After church the next day, Seth and Indy stayed for a few hours and played MORE SSBM . . . in which I discovered that Jigglypuff rocks, and Seth discovered that Zelda/Sheik rocks.

Then . . . let’s see . . . I don’t think anything really significant has happened since then . . . well, AJ and I rediscovered William Steig, but you can read all about that on HIS blog.

So welcome back to my life. And expect more updates from now on. Now, to comments:

AJ: Oh yes, of course . . . if Matchbox 20 uses the same phrase, it’s all okay . . .

Stephen: Well . . . I suppose, but I don’t think that’s how they’d use it. From my experience, the term “Sith” or “Sith Lord” (when used as an expletive) is usually kind of a substitute for the B-word, whereas Sithspawn is more the S-word or, more appropriately, crap. That’s my reasoning. You, however, have far more experience in this issue, so I might be wrong . . .

David: Well, hey . . . I had to take some kind of shot at you, and the piano lent itself to that rather well . . .

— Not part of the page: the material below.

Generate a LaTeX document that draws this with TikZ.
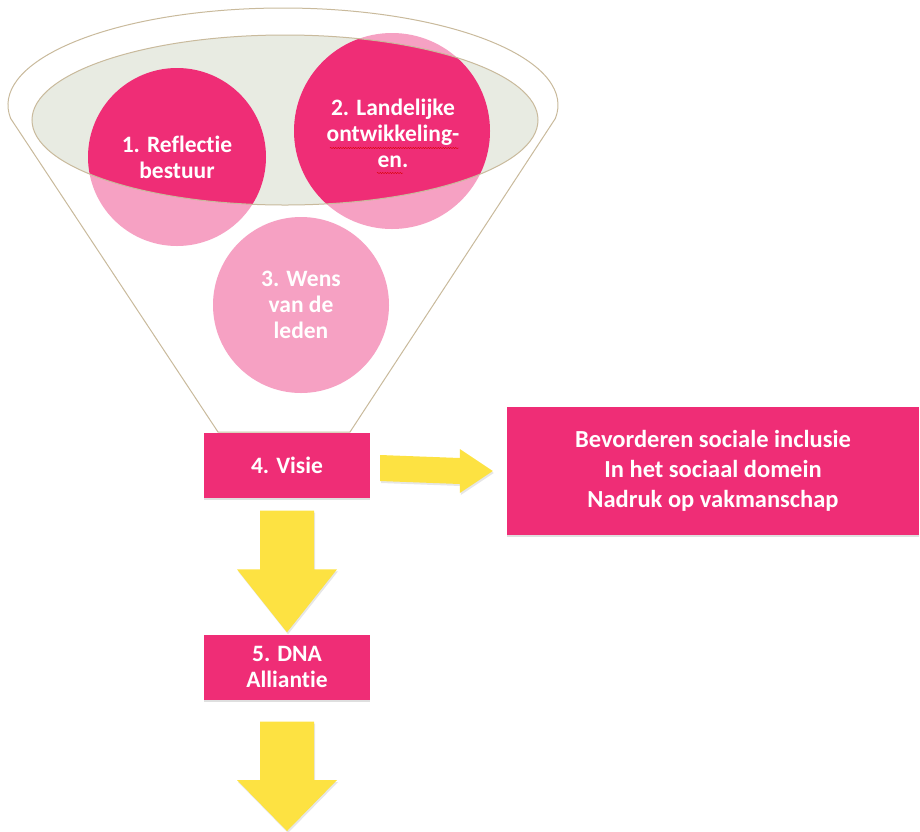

Stephen Again: Yeah, I noticed that . . . I figured it was just some glitch. But I’ll remove it now. Is your old one back to being existent?

2 Comments:

Blogger AJ Harbison said...

First comment!

Um...

Shoot! I had something I wanted to say, but now that I finished reading all through the post I forgot what it was.

Uh... Oh yeah! Ha! As far as letting main characters die, you said "Give us tragedy!" And it made me think of our class discussion of Hamlet last semester. It's generally accepted among literary circles and other people who know about such things that Hamlet is the last real tragedy. The idea is that the modern world has become one large tragedy--our daily lives are tragic, in the postmodern view of things where everything is meaningless and there is no truth. Which is tragic enough in itself, but assuming that that actually was the case, there's no tragedy in that, because tragedy requires nobility, heroism, sacrifice and deep meaning, and so it is rendered (again) meaningless. And to that is added the idea that we as a culture (and as a world, to some extent) have become so desensitized to such things that we're no longer capable of understanding tragedy on the deep psychological level on which it's meant to be experienced.

But in any case, in a real tragedy (such as Hamlet) freakin' EVERYBODY dies. Not just the main character.

And speaking of Hollywood... just watch a Hollywood version of Hamlet, and everyone will die. Oh wait. You did. Sucka!

AJ
<><

6:05 PM  
Blogger Idhrendur said...

Well, kinda. "Sithspawn" and "sithspit" (along with the nice 19th century "blast") are generally used as expletive exclamations, whereas "sithin'" and similar phrases are directed at persons. For the use you tried to put the phrase, there doesn't really seem to be any good Star Wars curse.